Records with drawing code
★ ★ ★

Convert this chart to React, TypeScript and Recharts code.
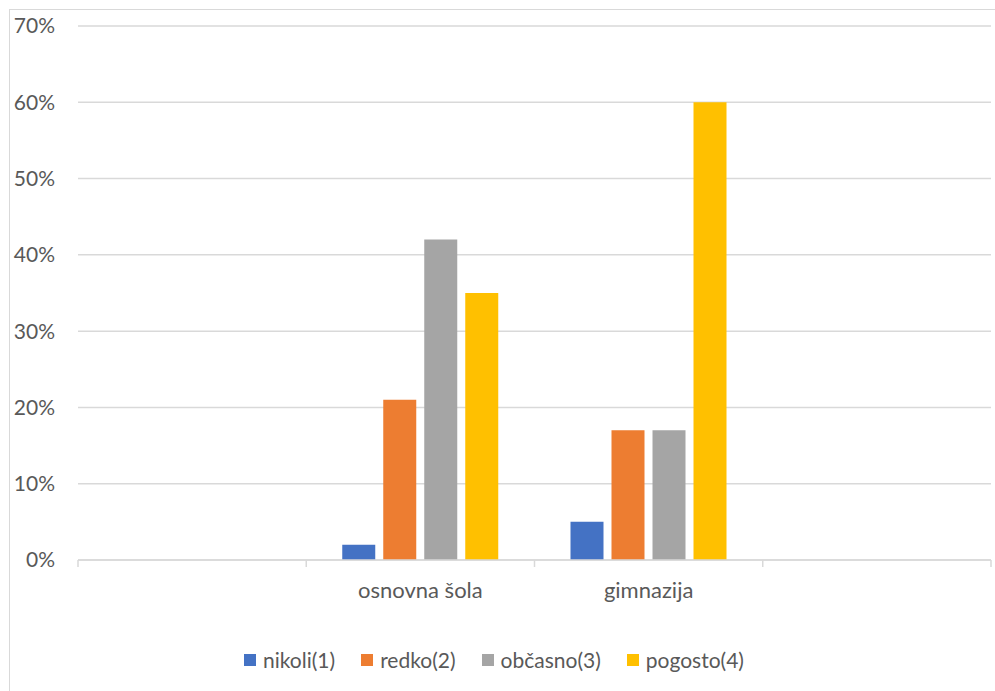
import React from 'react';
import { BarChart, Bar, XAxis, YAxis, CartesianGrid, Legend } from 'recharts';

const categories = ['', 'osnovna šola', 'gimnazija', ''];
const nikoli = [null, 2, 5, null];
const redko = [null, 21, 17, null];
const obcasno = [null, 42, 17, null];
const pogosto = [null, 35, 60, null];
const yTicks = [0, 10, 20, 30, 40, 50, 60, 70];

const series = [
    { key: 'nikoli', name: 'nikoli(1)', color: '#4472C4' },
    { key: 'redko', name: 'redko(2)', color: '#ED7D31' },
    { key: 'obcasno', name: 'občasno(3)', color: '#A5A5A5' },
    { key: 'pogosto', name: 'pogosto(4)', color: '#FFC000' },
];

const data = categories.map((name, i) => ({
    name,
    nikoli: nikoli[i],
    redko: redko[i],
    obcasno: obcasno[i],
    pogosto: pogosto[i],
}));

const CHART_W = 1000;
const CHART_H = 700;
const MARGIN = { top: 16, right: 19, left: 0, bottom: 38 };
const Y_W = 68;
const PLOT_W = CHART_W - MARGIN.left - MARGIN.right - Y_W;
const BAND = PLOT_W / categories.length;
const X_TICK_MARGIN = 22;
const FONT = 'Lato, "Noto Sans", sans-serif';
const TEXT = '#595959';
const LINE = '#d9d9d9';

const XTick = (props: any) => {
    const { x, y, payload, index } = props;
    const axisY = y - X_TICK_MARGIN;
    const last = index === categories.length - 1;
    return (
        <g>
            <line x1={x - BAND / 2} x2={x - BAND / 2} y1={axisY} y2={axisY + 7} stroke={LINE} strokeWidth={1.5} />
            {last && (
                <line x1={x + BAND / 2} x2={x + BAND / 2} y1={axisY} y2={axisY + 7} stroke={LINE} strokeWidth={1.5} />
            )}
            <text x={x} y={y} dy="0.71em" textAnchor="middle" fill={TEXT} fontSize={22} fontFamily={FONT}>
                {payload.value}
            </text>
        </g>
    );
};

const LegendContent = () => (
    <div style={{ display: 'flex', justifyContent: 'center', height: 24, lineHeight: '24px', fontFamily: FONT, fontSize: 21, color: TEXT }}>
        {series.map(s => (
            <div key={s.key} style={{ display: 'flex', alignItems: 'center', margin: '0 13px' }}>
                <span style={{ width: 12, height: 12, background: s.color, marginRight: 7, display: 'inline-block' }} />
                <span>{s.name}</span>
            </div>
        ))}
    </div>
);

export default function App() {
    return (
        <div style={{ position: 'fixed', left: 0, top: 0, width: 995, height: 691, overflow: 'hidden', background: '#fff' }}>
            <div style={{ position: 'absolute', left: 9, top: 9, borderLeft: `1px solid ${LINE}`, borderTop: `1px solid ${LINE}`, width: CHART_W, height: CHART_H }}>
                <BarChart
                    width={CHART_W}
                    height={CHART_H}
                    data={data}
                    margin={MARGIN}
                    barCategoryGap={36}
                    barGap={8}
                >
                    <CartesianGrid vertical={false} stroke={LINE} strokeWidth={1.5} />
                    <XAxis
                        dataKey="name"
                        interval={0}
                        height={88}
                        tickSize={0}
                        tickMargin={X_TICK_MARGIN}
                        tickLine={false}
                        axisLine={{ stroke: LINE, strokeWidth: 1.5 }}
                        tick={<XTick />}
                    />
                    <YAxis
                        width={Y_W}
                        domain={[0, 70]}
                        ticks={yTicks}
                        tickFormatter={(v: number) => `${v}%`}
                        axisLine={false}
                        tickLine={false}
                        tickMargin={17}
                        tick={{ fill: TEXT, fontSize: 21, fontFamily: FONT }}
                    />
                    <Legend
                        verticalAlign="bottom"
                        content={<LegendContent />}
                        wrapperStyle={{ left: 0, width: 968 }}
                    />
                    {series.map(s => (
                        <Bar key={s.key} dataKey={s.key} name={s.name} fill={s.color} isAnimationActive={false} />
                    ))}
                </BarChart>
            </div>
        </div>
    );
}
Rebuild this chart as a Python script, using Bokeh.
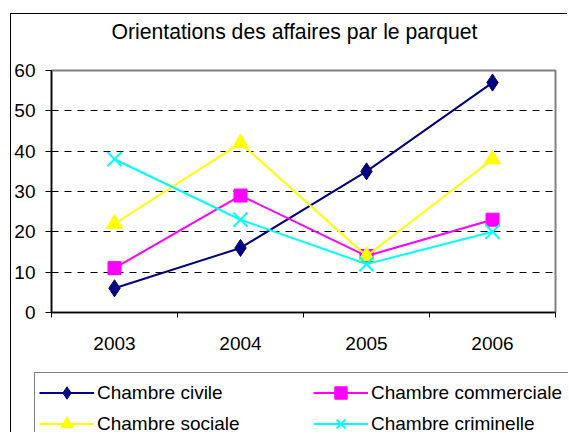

★ ★ ★

__Work instructions__
Reproduce all entries exactly. Pictures do not belong in the copy.

__Final result__
Convert this chart to React, TypeScript and Recharts code.
import React from 'react';
import { BarChart, Bar, XAxis, YAxis, CartesianGrid, Legend } from 'recharts';

const categories = ['', 'osnovna šola', 'gimnazija', ''];
const nikoli = [null, 2, 5, null];
const redko = [null, 21, 17, null];
const obcasno = [null, 42, 17, null];
const pogosto = [null, 35, 60, null];
const yTicks = [0, 10, 20, 30, 40, 50, 60, 70];

const series = [
    { key: 'nikoli', name: 'nikoli(1)', color: '#4472C4' },
    { key: 'redko', name: 'redko(2)', color: '#ED7D31' },
    { key: 'obcasno', name: 'občasno(3)', color: '#A5A5A5' },
    { key: 'pogosto', name: 'pogosto(4)', color: '#FFC000' },
];

const data = categories.map((name, i) => ({
    name,
    nikoli: nikoli[i],
    redko: redko[i],
    obcasno: obcasno[i],
    pogosto: pogosto[i],
}));

const CHART_W = 1000;
const CHART_H = 700;
const MARGIN = { top: 16, right: 19, left: 0, bottom: 38 };
const Y_W = 68;
const PLOT_W = CHART_W - MARGIN.left - MARGIN.right - Y_W;
const BAND = PLOT_W / categories.length;
const X_TICK_MARGIN = 22;
const FONT = 'Lato, "Noto Sans", sans-serif';
const TEXT = '#595959';
const LINE = '#d9d9d9';

const XTick = (props: any) => {
    const { x, y, payload, index } = props;
    const axisY = y - X_TICK_MARGIN;
    const last = index === categories.length - 1;
    return (
        <g>
            <line x1={x - BAND / 2} x2={x - BAND / 2} y1={axisY} y2={axisY + 7} stroke={LINE} strokeWidth={1.5} />
            {last && (
                <line x1={x + BAND / 2} x2={x + BAND / 2} y1={axisY} y2={axisY + 7} stroke={LINE} strokeWidth={1.5} />
            )}
            <text x={x} y={y} dy="0.71em" textAnchor="middle" fill={TEXT} fontSize={22} fontFamily={FONT}>
                {payload.value}
            </text>
        </g>
    );
};

const LegendContent = () => (
    <div style={{ display: 'flex', justifyContent: 'center', height: 24, lineHeight: '24px', fontFamily: FONT, fontSize: 21, color: TEXT }}>
        {series.map(s => (
            <div key={s.key} style={{ display: 'flex', alignItems: 'center', margin: '0 13px' }}>
                <span style={{ width: 12, height: 12, background: s.color, marginRight: 7, display: 'inline-block' }} />
                <span>{s.name}</span>
            </div>
        ))}
    </div>
);

export default function App() {
    return (
        <div style={{ position: 'fixed', left: 0, top: 0, width: 995, height: 691, overflow: 'hidden', background: '#fff' }}>
            <div style={{ position: 'absolute', left: 9, top: 9, borderLeft: `1px solid ${LINE}`, borderTop: `1px solid ${LINE}`, width: CHART_W, height: CHART_H }}>
                <BarChart
                    width={CHART_W}
                    height={CHART_H}
                    data={data}
                    margin={MARGIN}
                    barCategoryGap={36}
                    barGap={8}
                >
                    <CartesianGrid vertical={false} stroke={LINE} strokeWidth={1.5} />
                    <XAxis
                        dataKey="name"
                        interval={0}
                        height={88}
                        tickSize={0}
                        tickMargin={X_TICK_MARGIN}
                        tickLine={false}
                        axisLine={{ stroke: LINE, strokeWidth: 1.5 }}
                        tick={<XTick />}
                    />
                    <YAxis
                        width={Y_W}
                        domain={[0, 70]}
                        ticks={yTicks}
                        tickFormatter={(v: number) => `${v}%`}
                        axisLine={false}
                        tickLine={false}
                        tickMargin={17}
                        tick={{ fill: TEXT, fontSize: 21, fontFamily: FONT }}
                    />
                    <Legend
                        verticalAlign="bottom"
                        content={<LegendContent />}
                        wrapperStyle={{ left: 0, width: 968 }}
                    />
                    {series.map(s => (
                        <Bar key={s.key} dataKey={s.key} name={s.name} fill={s.color} isAnimationActive={false} />
                    ))}
                </BarChart>
            </div>
        </div>
    );
}
Rebuild this chart as a Python script, using Bokeh.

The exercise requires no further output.